**Problem description**
Only the lines from the start of the data below through the line that contains "import * as" are to be copied, exactly and without pictures.

————

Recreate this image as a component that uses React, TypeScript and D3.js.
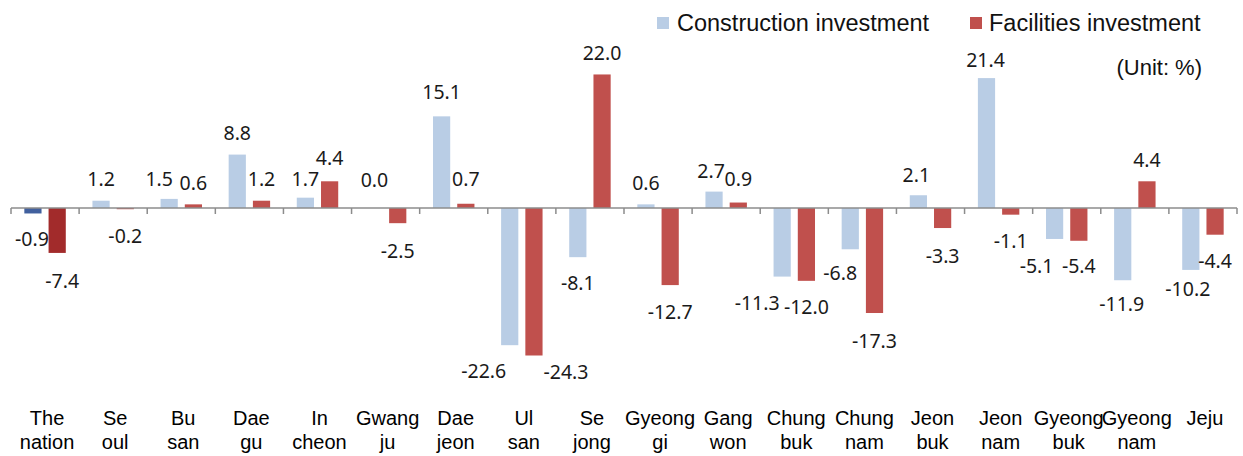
import React from "react";
import * as d3 from "d3";

const categories = [
  ["The", "nation"], ["Se", "oul"], ["Bu", "san"], ["Dae", "gu"], ["In", "cheon"],
  ["Gwang", "ju"], ["Dae", "jeon"], ["Ul", "san"], ["Se", "jong"], ["Gyeong", "gi"],
  ["Gang", "won"], ["Chung", "buk"], ["Chung", "nam"], ["Jeon", "buk"], ["Jeon", "nam"],
  ["Gyeong", "buk"], ["Gyeong", "nam"], ["Jeju", ""],
];
const construction = [-0.9, 1.2, 1.5, 8.8, 1.7, 0.0, 15.1, -22.6, -8.1, 0.6, 2.7, -11.3, -6.8, 2.1, 21.4, -5.1, -11.9, -10.2];
const facilities = [-7.4, -0.2, 0.6, 1.2, 4.4, -2.5, 0.7, -24.3, 22.0, -12.7, 0.9, -12.0, -17.3, -3.3, -1.1, -5.4, 4.4, -4.4];
const seriesNames = ["Construction investment", "Facilities investment"];

// label nudges [dx, dy] (layout tweaks, not data)
const nudgeC: [number, number][] = [
  [-1, 0], [0, 0], [-10, 2], [0, 0], [0, 3], [1, -7], [0, -3], [-26, 0], [0, 0], [0, 0],
  [-3, 1], [-25, 0], [-10, -2], [-2, 1], [-1, 3], [-18, 1], [-1, -2], [-3, -7],
];
const nudgeF: [number, number][] = [
  [5, 2], [0, 1], [0, 0], [0, 0], [0, -2], [0, 2], [0, -3], [32, -10], [0, 0], [0, 1],
  [0, -2], [0, 0], [0, 2], [0, 2], [0, 0], [0, -1], [0, 0], [0, 0],
];

const W = 1243, H = 456;
const COLORS = ["#B9CDE5", "#C0504D"];
const NATION_COLORS = ["#41609E", "#A22B2B"];

export default function App() {
  const y0 = 208;
  const k = 6.07;
  const y = d3.scaleLinear().domain([-25, 25]).range([y0 + 25 * k, y0 - 25 * k]);
  const idx = categories.map((_, i) => String(i));
  const x = d3.scaleBand().domain(idx).range([11, 1237]).paddingInner(0).paddingOuter(0);
  const bw = x.bandwidth();
  const x1 = d3.scaleBand().domain(["c", "f"]).range([0, bw]).paddingInner(0.29).paddingOuter(0.55);
  const barW = x1.bandwidth();
  const labelFont = "'Noto Sans', 'Open Sans', sans-serif";
  const axisFont = "'Liberation Sans', Arial, sans-serif";

  const bars: any[] = [];
  const labels: any[] = [];
  [construction, facilities].forEach((vals, s) => {
    const key = s === 0 ? "c" : "f";
    const nudges = s === 0 ? nudgeC : nudgeF;
    vals.forEach((v, i) => {
      const bx = (x(String(i)) as number) + (x1(key) as number);
      const top = y(Math.max(0, v));
      const bot = y(Math.min(0, v));
      const fill = i === 0 ? NATION_COLORS[s] : COLORS[s];
      bars.push(<rect key={`b${s}-${i}`} x={bx} y={top} width={barW} height={Math.max(0, bot - top)} fill={fill} />);
      const cx = bx + barW / 2 + nudges[i][0];
      const ly = v >= 0 ? top - 14.5 + nudges[i][1] : bot + 33 + nudges[i][1];
      labels.push(
        <text key={`l${s}-${i}`} x={cx} y={ly} textAnchor="middle" fontFamily={labelFont} fontSize={19.5} fill="#1a1a1a">
          {v.toFixed(1)}
        </text>
      );
    });
  });

  const ticks = d3.range(categories.length + 1).map((i) => (i < categories.length ? (x(String(i)) as number) : 1237));

  return (
    <div style={{ position: "fixed", left: 0, top: 0, width: W, height: H, background: "#fff" }}>
      <svg width={W} height={H} style={{ display: "block" }}>
        <rect width={W} height={H} fill="#fff" />
        {bars}
        <line x1={11} x2={1237} y1={y(0)} y2={y(0)} stroke="#8c8c8c" strokeWidth={1.5} />
        {ticks.map((t, i) => (
          <line key={`t${i}`} x1={t} x2={t} y1={y(0)} y2={y(0) + 6} stroke="#8c8c8c" strokeWidth={1.5} />
        ))}
        {labels}
        {categories.map((c, i) => {
          const cx = (x(String(i)) as number) + bw / 2 + 2;
          return (
            <text key={`c${i}`} x={cx} textAnchor="middle" fontFamily={axisFont} fontSize={20} fill="#000">
              <tspan x={cx} y={425}>{c[0]}</tspan>
              {c[1] ? <tspan x={cx} y={449}>{c[1]}</tspan> : null}
            </text>
          );
        })}
        {/* legend */}
        <rect x={657} y={17} width={12} height={12} fill={COLORS[0]} />
        <text x={677} y={31} fontFamily={axisFont} fontSize={23.5} fill="#111">{seriesNames[0]}</text>
        <rect x={970} y={17} width={12} height={12} fill={COLORS[1]} />
        <text x={989} y={31} fontFamily={axisFont} fontSize={23.5} fill="#111">{seriesNames[1]}</text>
        <text x={1202} y={75} textAnchor="end" fontFamily={axisFont} fontSize={22} fill="#111">(Unit: %)</text>
      </svg>
    </div>
  );
}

————

**Exercise solution**
Recreate this image as a component that uses React, TypeScript and D3.js.
import React from "react";
import * as d3 from "d3";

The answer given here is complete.